L0-regularization-based skeleton optimization from consecutive point sets of kinetic human body

Human skeleton extraction is essential for shape abstraction, estimation and analysis. However, it is difficult to implement with the existence of sparse data or noise and the shortage of connectivity within point clouds. To tackle this problem, we propose L0-regularization-based skeleton optimization method from consecutive point sets of kinetic human body. We firstly give an initial reconstruction of a dense point cloud from multi-view human motion images, and extract L1-medial skeleton from each point set individually, and then partition all skeleton points into semantic components, from which the partitioned point set is then sampled into skeleton sequence. By further observing that consecutive frames reflecting same body actions may present similar moving trajectories, we build geometric correlations spatiotemporally between adjacent frames.

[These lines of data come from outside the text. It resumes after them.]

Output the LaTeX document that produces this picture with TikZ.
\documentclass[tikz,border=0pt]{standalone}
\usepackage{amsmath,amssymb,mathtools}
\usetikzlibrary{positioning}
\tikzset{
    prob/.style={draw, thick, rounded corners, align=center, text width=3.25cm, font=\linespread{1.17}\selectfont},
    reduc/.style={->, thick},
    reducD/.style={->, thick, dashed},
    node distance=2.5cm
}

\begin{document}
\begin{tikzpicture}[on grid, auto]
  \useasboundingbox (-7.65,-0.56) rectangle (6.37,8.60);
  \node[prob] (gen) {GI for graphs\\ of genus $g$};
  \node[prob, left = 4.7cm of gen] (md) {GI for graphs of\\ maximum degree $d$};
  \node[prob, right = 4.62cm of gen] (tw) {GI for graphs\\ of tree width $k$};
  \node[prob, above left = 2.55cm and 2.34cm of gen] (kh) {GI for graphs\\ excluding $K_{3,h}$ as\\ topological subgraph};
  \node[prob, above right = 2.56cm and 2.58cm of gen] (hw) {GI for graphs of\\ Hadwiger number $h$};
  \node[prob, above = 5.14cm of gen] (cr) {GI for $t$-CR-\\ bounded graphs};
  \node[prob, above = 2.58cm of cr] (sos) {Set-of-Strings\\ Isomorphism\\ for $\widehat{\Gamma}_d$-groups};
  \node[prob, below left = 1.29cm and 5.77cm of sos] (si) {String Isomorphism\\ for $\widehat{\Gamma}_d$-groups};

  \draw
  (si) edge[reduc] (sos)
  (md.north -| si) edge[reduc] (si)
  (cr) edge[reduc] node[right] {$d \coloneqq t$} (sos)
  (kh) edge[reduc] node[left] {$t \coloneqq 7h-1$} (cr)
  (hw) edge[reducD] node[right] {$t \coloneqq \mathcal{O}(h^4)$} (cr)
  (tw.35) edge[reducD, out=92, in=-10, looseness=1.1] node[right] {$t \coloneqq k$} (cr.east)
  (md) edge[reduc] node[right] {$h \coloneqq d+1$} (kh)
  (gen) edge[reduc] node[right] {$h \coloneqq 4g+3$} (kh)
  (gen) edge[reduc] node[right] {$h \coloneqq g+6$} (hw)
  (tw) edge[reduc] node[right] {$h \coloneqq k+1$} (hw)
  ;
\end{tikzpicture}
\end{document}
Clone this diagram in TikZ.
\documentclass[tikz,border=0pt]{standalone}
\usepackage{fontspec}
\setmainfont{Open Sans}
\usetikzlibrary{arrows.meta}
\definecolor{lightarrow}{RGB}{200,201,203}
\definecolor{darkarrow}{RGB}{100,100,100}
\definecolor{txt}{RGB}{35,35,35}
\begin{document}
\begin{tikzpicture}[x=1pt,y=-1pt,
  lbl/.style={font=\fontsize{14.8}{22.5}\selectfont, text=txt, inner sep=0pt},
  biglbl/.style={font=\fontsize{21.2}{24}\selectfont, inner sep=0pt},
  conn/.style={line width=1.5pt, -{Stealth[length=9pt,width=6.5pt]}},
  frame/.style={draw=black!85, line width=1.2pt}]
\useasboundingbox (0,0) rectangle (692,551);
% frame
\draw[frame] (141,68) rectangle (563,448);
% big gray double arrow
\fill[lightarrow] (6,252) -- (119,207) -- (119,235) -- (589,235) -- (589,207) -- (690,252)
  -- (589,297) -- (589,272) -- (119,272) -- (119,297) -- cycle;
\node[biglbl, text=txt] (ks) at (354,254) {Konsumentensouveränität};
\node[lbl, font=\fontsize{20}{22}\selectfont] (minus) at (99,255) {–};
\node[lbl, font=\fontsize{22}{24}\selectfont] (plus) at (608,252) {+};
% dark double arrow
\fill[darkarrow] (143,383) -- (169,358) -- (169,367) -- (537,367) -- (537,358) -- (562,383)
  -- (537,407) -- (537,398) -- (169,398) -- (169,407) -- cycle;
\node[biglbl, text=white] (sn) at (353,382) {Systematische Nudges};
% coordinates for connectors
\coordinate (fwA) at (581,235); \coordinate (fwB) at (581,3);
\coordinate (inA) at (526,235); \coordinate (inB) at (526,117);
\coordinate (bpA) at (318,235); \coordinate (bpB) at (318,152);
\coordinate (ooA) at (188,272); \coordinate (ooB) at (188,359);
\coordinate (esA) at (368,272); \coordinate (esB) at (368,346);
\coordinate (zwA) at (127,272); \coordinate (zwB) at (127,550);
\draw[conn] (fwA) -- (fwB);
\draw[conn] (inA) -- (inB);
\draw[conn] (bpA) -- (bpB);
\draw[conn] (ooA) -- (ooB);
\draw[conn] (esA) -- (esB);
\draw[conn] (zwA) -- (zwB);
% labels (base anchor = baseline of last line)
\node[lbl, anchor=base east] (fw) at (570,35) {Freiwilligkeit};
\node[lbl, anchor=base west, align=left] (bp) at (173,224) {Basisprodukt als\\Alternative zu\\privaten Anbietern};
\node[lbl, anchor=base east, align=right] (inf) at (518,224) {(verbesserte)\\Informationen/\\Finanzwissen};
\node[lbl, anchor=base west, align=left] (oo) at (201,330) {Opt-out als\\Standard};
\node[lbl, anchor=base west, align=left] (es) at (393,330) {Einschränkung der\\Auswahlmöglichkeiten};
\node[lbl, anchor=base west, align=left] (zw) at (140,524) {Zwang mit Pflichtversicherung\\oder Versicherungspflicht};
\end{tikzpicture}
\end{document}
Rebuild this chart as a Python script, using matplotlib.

To be specific, our method proposes a temporal constraint and a spatial constraint, where the first constraint considers not only the correlations between each frame and the others, but also the correlations between adjacent frames, and the second one depicts the correlation within the same skeleton block and within the joint points that between different blocks to prevent the non-equidistant distribution of the skeleton points. By integrating the above spatio-temporal constraints, we establish a sparse optimization model and apply L0 optimization to all point sets of different frames. Experimental results show that our method can recover missing skeleton points, correct outliers in skeletons and smooth skeletons in the process of movement while retaining the action features of these skeletons.